The time demands that the European Union acts. The problems are evident, from the two wars on its borders and the climate crisis, to the demographic collapse of member-states and the tremors in the international system of political and economic governance. The tension between the United States and China demands careful handling by the Europeans, so that they can contribute to stability without being sucked into dangerous developments. The situation is complicated further by the rise of extremist political forces in Europe, which, if they come out stronger in the European Parliament elections in a few weeks, might be able to obstruct a daring new course by the Union.

But things may not be as bad as they seem. However much the extremists may increase their influence, the center of the European Parliament will remain strong. That is where the new leaders of the EU institutions will come from. In addition, we can begin to discern a course for the EU’s development, and the desire for cooperation that will enable this.
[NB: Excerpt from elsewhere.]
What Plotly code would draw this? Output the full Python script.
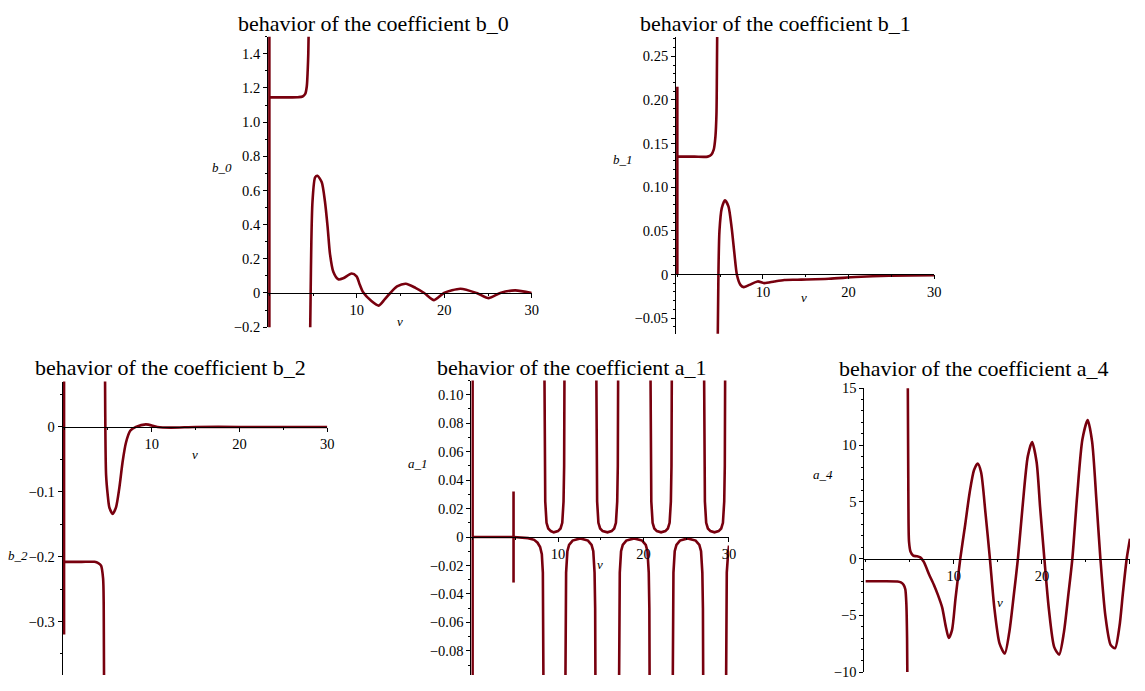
import plotly.graph_objects as go

# The page body keeps the browser's default 8px margin, so the figure is made
# 16px smaller than the window and every pixel position is shifted by 8px.
WIN_W, WIN_H = 1145, 691
OFF = 8
W, H = WIN_W - 2 * OFF, WIN_H - 2 * OFF
COLOR = "#78000E"
FONT = "Liberation Serif, Times New Roman, serif"

# ---------------- data ----------------
b0_v = [0, 0, None,
        0, 2, 3.3, 3.8, 4.1, 4.28, 4.38, 4.45, 4.5, None,
        4.66, 4.72, 4.8, 4.93, 5.23, 5.5, 5.99, 6.36, 6.67, 6.93, 7.31, 7.88, 8.44, 9.4, 9.97,
        10.34, 10.72, 11.67, 12.5, 13.18, 13.83, 14.6, 15.6, 16.7, 17.7, 18.83, 19.97,
        21.85, 23.7, 25.1, 26.4, 28.1, 30]
b0_y = [-0.3, 1.6, None,
        1.145, 1.145, 1.146, 1.15, 1.165, 1.21, 1.3, 1.4, 1.55, None,
        -0.25, 0.0, 0.3, 0.534, 0.677, 0.686, 0.648, 0.534, 0.381, 0.229, 0.124, 0.08, 0.086, 0.114, 0.097,
        0.048, 0.004, -0.047, -0.074, -0.038, 0.0, 0.038, 0.054, 0.03, 0.0, -0.042, 0.0,
        0.025, 0.0, -0.03, 0.0, 0.015, 0.0]

b1_v = [0, 0, None,
        0, 2, 3.55, 3.95, 4.25, 4.45, 4.57, 4.62, 4.66, None,
        4.72, 4.8, 4.92, 5.19, 5.57, 5.97, 6.35, 6.67, 6.97, 7.37, 7.75, 8.41, 9.38, 10.16,
        11.33, 12.5, 14.04, 17.7, 20.8, 24.7, 30]
b1_y = [0, 0.215, None,
        0.135, 0.135, 0.135, 0.137, 0.143, 0.158, 0.184, 0.23, 0.28, None,
        -0.075, 0.001, 0.05, 0.076, 0.085, 0.078, 0.053, 0.0235, -0.001, -0.012, -0.0145, -0.012, -0.008, -0.010,
        -0.008, -0.0063, -0.006, -0.005, -0.003, -0.0015, -0.001]

b2_v = [0, 0, None,
        0, 2, 3.47, 3.9, 4.22, 4.45, 4.52, 4.56, None,
        4.67, 4.79, 4.97, 5.16, 5.54, 5.92, 6.3, 6.67, 7.06, 7.54, 8.19, 9.32, 10.64, 12.15,
        15, 20, 25, 30]
b2_y = [0.08, -0.32, None,
        -0.208, -0.208, -0.208, -0.21, -0.214, -0.234, -0.274, -0.4, None,
        0.08, -0.074, -0.104, -0.124, -0.134, -0.124, -0.094, -0.054, -0.024, -0.006, 0.0, 0.004, 0.0, -0.001,
        0.0, 0.0, 0.0, 0.0]

a1_v = [0, 0, None,
        0, 2, 4.79, None,
        4.79, 4.79, None,
        4.79, 6.5, 7.2, 7.6, 7.9, 8.1, 8.22, 8.29, 8.33, None,
        8.37, 8.43, 8.5, 8.65, 8.85, 9.15, 9.5, 9.99, 10.29, 10.49, 10.64, 10.71, 10.77, None,
        10.81, 10.87, 10.94, 11.09, 11.29, 11.7, 12.6, 13.5, 13.92, 14.12, 14.27, 14.34, 14.40, None,
        14.44, 14.50, 14.57, 14.72, 14.92, 15.22, 15.78, 16.27, 16.57, 16.77, 16.92, 16.99, 17.05, None,
        17.09, 17.15, 17.22, 17.37, 17.57, 17.98, 18.9, 19.84, 20.26, 20.46, 20.61, 20.68, 20.74, None,
        20.78, 20.84, 20.91, 21.06, 21.26, 21.56, 22.05, 22.55, 22.85, 23.05, 23.20, 23.27, 23.33, None,
        23.37, 23.43, 23.50, 23.65, 23.85, 24.26, 25.15, 26.1, 26.53, 26.73, 26.88, 26.95, 27.01, None,
        27.05, 27.11, 27.18, 27.33, 27.53, 27.83, 28.3, 28.79, 29.09, 29.29, 29.44, 29.51, 29.57, None,
        29.61, 29.67, 29.74, 29.89, 30.0]
a1_y = [0.12, -0.11, None,
        0, 0, 0, None,
        -0.032, 0.032, None,
        0, -0.0008, -0.002, -0.004, -0.007, -0.012, -0.025, -0.05, -0.15, None,
        0.15, 0.05, 0.025, 0.01, 0.006, 0.0042, 0.0033, 0.0042, 0.006, 0.01, 0.025, 0.05, 0.15, None,
        -0.15, -0.05, -0.025, -0.01, -0.0055, -0.0025, -0.001, -0.0025, -0.0055, -0.01, -0.025, -0.05, -0.15, None,
        0.15, 0.05, 0.025, 0.01, 0.006, 0.0042, 0.0033, 0.0042, 0.006, 0.01, 0.025, 0.05, 0.15, None,
        -0.15, -0.05, -0.025, -0.01, -0.0055, -0.0025, -0.001, -0.0025, -0.0055, -0.01, -0.025, -0.05, -0.15, None,
        0.15, 0.05, 0.025, 0.01, 0.006, 0.0042, 0.0033, 0.0042, 0.006, 0.01, 0.025, 0.05, 0.15, None,
        -0.15, -0.05, -0.025, -0.01, -0.0055, -0.0025, -0.001, -0.0025, -0.0055, -0.01, -0.025, -0.05, -0.15, None,
        0.15, 0.05, 0.025, 0.01, 0.006, 0.0042, 0.0033, 0.0042, 0.006, 0.01, 0.025, 0.05, 0.15, None,
        -0.15, -0.05, -0.025, -0.012, -0.006]

a4_v = [0, 2, 3.6, 4.0, 4.3, 4.5, 4.62, 4.7, 4.74, None,
        4.78, 4.85, 4.92, 5.1, 5.4, 5.8, 6.2, 6.6, 7.2, 7.74, 8.2, 8.68, 9.1, 9.43, 9.8, 10.2, 10.74,
        11.3, 11.8, 12.3, 12.72, 13.1, 13.6, 14.1, 14.6, 15.2, 15.79, 16.3, 16.8, 17.28, 17.8, 18.4,
        18.89, 19.4, 19.8, 20.28, 20.8, 21.4, 21.96, 22.5, 23.0, 23.46, 24.0, 24.6, 25.2, 25.7, 26.2,
        26.64, 27.2, 27.8, 28.3, 28.8, 29.2, 29.63, 30]
a4_y = [-2, -2, -2.02, -2.1, -2.3, -2.7, -4, -7, -11, None,
        16, 5, 1.5, 0.6, 0.25, 0.2, 0.1, -0.3, -1.4, -2.3, -3.2, -4.3, -6.0, -7.0, -6.3, -3.5, 0,
        3.0, 5.8, 7.8, 8.37, 7.6, 4.0, 0, -4.3, -7.5, -8.37, -6.5, -3.3, 0, 4.5, 9.0,
        10.26, 8.5, 4.5, 0, -4.5, -7.8, -8.46, -6.5, -3.2, 0, 5.5, 10.5, 12.2, 10.3, 5.0,
        0, -5.0, -7.6, -7.9, -6.0, -3.0, 0, 1.75]

x_ticks = [10, 20, 30]
x_ticktext = ["10", "20", "30"]

b0_ticks = [-0.2, 0, 0.2, 0.4, 0.6, 0.8, 1.0, 1.2, 1.4]
b0_ticktext = ["\u22120.2", "0", "0.2", "0.4", "0.6", "0.8", "1.0", "1.2", "1.4"]
b1_ticks = [-0.05, 0, 0.05, 0.10, 0.15, 0.20, 0.25]
b1_ticktext = ["\u22120.05", "0", "0.05", "0.10", "0.15", "0.20", "0.25"]
b2_ticks = [-0.3, -0.2, -0.1, 0]
b2_ticktext = ["\u22120.3", "\u22120.2", "\u22120.1", "0"]
a1_ticks = [-0.08, -0.06, -0.04, -0.02, 0, 0.02, 0.04, 0.06, 0.08, 0.10]
a1_ticktext = ["\u22120.08", "\u22120.06", "\u22120.04", "\u22120.02", "0",
               "0.02", "0.04", "0.06", "0.08", "0.10"]
a4_ticks = [-10, -5, 0, 5, 10, 15]
a4_ticktext = ["\u221210", "\u22125", "0", "5", "10", "15"]

titles = ["behavior of the coefficient b_0", "behavior of the coefficient b_1",
          "behavior of the coefficient b_2", "behavior of the coefficient a_1",
          "behavior of the coefficient a_4"]
ylabels = ["b_0", "b_1", "b_2", "a_1", "a_4"]

# ---------------- layout geometry (window pixels) ----------------
panels = [
    dict(v=b0_v, y=b0_y, px=(271, 535), py=(29.2, 326.7), yr=(-0.2, 1.5),
         tv=b0_ticks, tt=b0_ticktext, ydt=0.1, spline=True,
         title_xy=(376, 16), ylab_xy=(223, 163), vlab_xy=(402, 321)),
    dict(v=b1_v, y=b1_y, px=(681.5, 940), py=(29.6, 333.5), yr=(-0.068, 0.272),
         tv=b1_ticks, tt=b1_ticktext, ydt=0.01, spline=True,
         title_xy=(780, 16), ylab_xy=(627, 155), vlab_xy=(809, 296)),
    dict(v=b2_v, y=b2_y, px=(64.4, 329.3), py=(382.4, 683), yr=(-0.3825, 0.07),
         tv=b2_ticks, tt=b2_ticktext, ydt=0.05, spline=True,
         title_xy=(172, 368), ylab_xy=(18, 561), vlab_xy=(196, 457)),
    dict(v=a1_v, y=a1_y, px=(475.5, 733.5), py=(381.4, 683), yr=(-0.097, 0.11),
         tv=a1_ticks, tt=a1_ticktext, ydt=0.01, spline=False,
         title_xy=(576, 368), ylab_xy=(421, 466), vlab_xy=(604, 570)),
    dict(v=a4_v, y=a4_y, px=(871, 1137), py=(389.3, 680), yr=(-10, 15),
         tv=a4_ticks, tt=a4_ticktext, ydt=1, spline=True,
         title_xy=(980, 369), ylab_xy=(828, 478), vlab_xy=(1006, 609)),
]


def fx(px):
    return (px - OFF) / W


def fy(py):
    return 1 - (py - OFF) / H


fig = go.Figure()
annotations = []
tickfont = dict(family=FONT, size=14.5, color="black")
XPAD = 0.15  # small left padding so the v=0 vertical stroke is not half-clipped

for i, p in enumerate(panels, start=1):
    xa = "x" if i == 1 else f"x{i}"
    ya = "y" if i == 1 else f"y{i}"
    line = dict(color=COLOR, width=2.6)
    if p["spline"]:
        line.update(shape="spline", smoothing=0.7)
    fig.add_trace(go.Scatter(x=p["v"], y=p["y"], mode="lines", line=line,
                             xaxis=xa, yaxis=ya, connectgaps=False,
                             showlegend=False, hoverinfo="skip"))
    x0, x1 = p["px"]
    scale = (x1 - x0) / 30.0
    x0p = x0 - XPAD * scale
    ytop, ybot = p["py"]
    ylo, yhi = p["yr"]
    y0pix = ytop + (yhi - 0) / (yhi - ylo) * (ybot - ytop)
    xkey = "xaxis" if i == 1 else f"xaxis{i}"
    ykey = "yaxis" if i == 1 else f"yaxis{i}"
    fig.update_layout(**{
        xkey: dict(domain=[fx(x0p), min(1.0, fx(x1))], range=[-XPAD, 30], anchor="free",
                   position=fy(y0pix), showline=True, linecolor="black",
                   linewidth=1, ticks="outside", ticklen=4, tickcolor="black",
                   tickvals=x_ticks, ticktext=x_ticktext, tickfont=tickfont,
                   showgrid=False, zeroline=False, fixedrange=True,
                   minor=dict(dtick=5, tick0=0, ticks="outside", ticklen=2,
                              tickcolor="black", showgrid=False)),
        ykey: dict(domain=[max(0.0, fy(ybot)), min(1.0, fy(ytop))], range=[ylo, yhi],
                   anchor=xa, showline=True, linecolor="black", linewidth=1,
                   ticks="outside", ticklen=4, tickcolor="black",
                   tickvals=p["tv"], ticktext=p["tt"], tickfont=tickfont,
                   showgrid=False, zeroline=False, fixedrange=True,
                   minor=dict(dtick=p["ydt"], tick0=0, ticks="outside", ticklen=2,
                              tickcolor="black", showgrid=False)),
    })
    tx, ty = p["title_xy"]
    annotations.append(dict(text=titles[i - 1], x=fx(tx), y=fy(ty),
                            xref="paper", yref="paper", showarrow=False,
                            xanchor="center", yanchor="middle",
                            font=dict(family=FONT, size=22, color="black")))
    lx, ly = p["ylab_xy"]
    annotations.append(dict(text=f"<i>{ylabels[i - 1]}</i>", x=fx(lx), y=fy(ly),
                            xref="paper", yref="paper", showarrow=False,
                            xanchor="center", yanchor="middle",
                            font=dict(family=FONT, size=13, color="black")))
    vx, vy = p["vlab_xy"]
    annotations.append(dict(text="<i>v</i>", x=fx(vx), y=fy(vy),
                            xref="paper", yref="paper", showarrow=False,
                            xanchor="center", yanchor="middle",
                            font=dict(family=FONT, size=13, color="black")))

fig.update_layout(width=W, height=H, margin=dict(l=0, r=0, t=0, b=0),
                  paper_bgcolor="white", plot_bgcolor="white",
                  annotations=annotations, showlegend=False)

fig.write_html("out.html", config={"displayModeBar": False})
Last Thursday, President Emmanuel Macron presented his analysis of the present and his proposals for Europe’s future. “Europe could die,” he warned, if it does not take decisive steps to deal with its challenges. Among these are American and Chinese protectionism, and the dangers presented by autocratic regimes. The EU has to invest in technology and innovation, to strengthen its defense, all through the deeper and broader cooperation of member-states, he said. Macron’s speech at the Sorbonne was the follow-up to the one he presented at the same location in 2017, shortly after his election. Then, as now, he called for a “sovereign Europe” that would not be dependent on the United States. Despite the difficult years since then, the EU handled the pandemic and other challenges successfully and, with the United States, supported Ukraine against Russia. Furthermore, it weaned itself off dependence on Russian gas. Macron stressed that the time had passed when Europe could depend on Russia for cheap energy, on China for trade and on the United States for its security.

Perhaps the most important part of Macron’s speech, however, was its reception by the German chancellor. “France and Germany want Europe to be strong,” Olaf Scholz said in a post. “Your speech contains good ideas on how we can achieve this.” Recently it was clear that the Germans had strong reservations on Macron’s outspokenness on a number of issues, including his declaration that Russia needed to be defeated and that the use of NATO forces in Ukraine should not be ruled out. Indicative of the improvement in relations is the resumption of the French-German program for the joint development and construction of a new battle tank.

The report that former Italian prime minister Enrico Letta presented to the European Council a week earlier is in a similar vein. Among many valuable insights and proposals, Letta calls for the single market to be broadened to include financial services, energy and electronic communications. “The markets in question must evolve towards a European dimension, surpassing the national confines that currently hinder any substantial competition with American, Chinese or Indian conglomerates,” he pointed out. Letta’s compatriot (also a former prime minister) Mario Draghi is expected to present his own report on increasing EU competitiveness, after the European Parliament elections.

The European Union will have to spring into action immediately after the coming elections, after the appointment of new leaders of the institutions. There are proposals on the table. And the discussion has begun.